* **DIRECTIONS**
Below are records; reproduce exactly the lines from the one that has "Reproduce this chart with matplotlib." through the one that has "plt.rcParams['font.family'] = ['Liberation", ends included, and nothing more.

(Source code of charts)
>> BEGIN
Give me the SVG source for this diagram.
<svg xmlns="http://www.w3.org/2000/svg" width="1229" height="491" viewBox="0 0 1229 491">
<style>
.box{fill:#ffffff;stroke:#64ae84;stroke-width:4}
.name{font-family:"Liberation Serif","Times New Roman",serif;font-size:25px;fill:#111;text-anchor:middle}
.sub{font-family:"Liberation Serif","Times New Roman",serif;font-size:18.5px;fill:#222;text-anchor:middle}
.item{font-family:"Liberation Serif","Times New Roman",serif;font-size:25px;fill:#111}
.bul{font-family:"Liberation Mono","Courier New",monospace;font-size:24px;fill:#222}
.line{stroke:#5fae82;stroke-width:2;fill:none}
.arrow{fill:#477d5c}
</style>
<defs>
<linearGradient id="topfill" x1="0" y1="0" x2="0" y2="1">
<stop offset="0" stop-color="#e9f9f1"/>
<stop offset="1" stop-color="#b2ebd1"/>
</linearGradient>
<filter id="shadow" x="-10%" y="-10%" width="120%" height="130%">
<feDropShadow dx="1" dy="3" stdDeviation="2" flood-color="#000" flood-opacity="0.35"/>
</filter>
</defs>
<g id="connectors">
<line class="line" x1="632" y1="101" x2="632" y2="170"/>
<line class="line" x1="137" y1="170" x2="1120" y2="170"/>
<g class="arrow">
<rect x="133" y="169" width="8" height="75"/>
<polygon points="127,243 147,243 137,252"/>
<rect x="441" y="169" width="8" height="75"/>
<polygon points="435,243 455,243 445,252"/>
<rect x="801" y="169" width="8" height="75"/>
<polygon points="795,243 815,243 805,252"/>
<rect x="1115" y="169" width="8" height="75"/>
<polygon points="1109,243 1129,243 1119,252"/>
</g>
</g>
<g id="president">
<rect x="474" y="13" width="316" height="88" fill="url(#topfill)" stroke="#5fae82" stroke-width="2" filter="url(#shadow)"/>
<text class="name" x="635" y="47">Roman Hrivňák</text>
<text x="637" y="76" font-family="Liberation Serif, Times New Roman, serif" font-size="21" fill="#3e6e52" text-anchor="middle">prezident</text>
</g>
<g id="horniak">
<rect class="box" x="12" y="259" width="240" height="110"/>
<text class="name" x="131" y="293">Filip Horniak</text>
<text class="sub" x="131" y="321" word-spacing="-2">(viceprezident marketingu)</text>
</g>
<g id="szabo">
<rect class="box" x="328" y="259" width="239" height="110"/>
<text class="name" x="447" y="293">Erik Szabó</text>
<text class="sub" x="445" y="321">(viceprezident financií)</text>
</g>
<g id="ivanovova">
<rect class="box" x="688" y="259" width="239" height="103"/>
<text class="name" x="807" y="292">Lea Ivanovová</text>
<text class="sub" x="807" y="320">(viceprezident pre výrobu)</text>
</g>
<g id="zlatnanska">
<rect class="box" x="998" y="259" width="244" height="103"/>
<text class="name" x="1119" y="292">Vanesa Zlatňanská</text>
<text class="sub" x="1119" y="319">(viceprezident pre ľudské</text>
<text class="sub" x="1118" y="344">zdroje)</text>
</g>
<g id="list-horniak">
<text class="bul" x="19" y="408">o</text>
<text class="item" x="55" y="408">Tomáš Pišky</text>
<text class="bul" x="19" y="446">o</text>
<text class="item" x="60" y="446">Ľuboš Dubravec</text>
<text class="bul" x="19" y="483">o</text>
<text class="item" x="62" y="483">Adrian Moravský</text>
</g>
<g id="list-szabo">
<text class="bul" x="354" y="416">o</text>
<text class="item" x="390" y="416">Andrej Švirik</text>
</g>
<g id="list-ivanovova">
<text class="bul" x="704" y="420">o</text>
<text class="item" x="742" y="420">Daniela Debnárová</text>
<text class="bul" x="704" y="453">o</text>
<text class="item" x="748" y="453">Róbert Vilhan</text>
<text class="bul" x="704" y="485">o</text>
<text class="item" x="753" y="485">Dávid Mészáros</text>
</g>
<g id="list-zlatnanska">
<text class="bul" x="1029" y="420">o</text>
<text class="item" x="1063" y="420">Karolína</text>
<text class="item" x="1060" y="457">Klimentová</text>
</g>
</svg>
>> END
>> BEGIN
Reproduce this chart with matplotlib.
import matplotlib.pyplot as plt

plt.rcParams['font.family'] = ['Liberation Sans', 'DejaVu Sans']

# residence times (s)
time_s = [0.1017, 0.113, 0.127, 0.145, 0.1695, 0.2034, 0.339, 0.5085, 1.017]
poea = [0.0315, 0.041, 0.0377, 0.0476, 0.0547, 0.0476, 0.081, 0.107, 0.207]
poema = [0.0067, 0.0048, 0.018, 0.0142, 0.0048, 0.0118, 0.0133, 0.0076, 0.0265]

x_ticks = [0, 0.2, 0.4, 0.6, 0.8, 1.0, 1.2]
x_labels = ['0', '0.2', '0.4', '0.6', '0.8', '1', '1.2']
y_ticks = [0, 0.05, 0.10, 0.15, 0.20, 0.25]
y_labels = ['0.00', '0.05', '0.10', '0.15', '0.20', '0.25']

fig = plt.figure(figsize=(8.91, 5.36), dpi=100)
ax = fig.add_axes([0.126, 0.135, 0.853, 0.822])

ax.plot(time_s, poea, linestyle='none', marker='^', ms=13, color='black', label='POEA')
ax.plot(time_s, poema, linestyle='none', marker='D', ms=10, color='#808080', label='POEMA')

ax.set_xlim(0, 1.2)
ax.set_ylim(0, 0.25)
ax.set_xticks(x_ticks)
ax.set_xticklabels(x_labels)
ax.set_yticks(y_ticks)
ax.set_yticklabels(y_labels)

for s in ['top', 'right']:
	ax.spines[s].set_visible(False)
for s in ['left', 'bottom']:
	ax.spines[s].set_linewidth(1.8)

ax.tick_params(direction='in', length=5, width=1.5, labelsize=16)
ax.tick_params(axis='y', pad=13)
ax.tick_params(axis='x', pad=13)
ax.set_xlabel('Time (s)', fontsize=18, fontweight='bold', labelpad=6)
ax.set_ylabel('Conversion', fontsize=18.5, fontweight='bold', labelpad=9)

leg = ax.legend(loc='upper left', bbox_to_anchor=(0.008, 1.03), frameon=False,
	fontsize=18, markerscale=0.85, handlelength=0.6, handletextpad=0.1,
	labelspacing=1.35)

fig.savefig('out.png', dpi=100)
>> END
* **RESPONSE**
Reproduce this chart with matplotlib.
import matplotlib.pyplot as plt

plt.rcParams['font.family'] = ['Liberation Sans', 'DejaVu Sans']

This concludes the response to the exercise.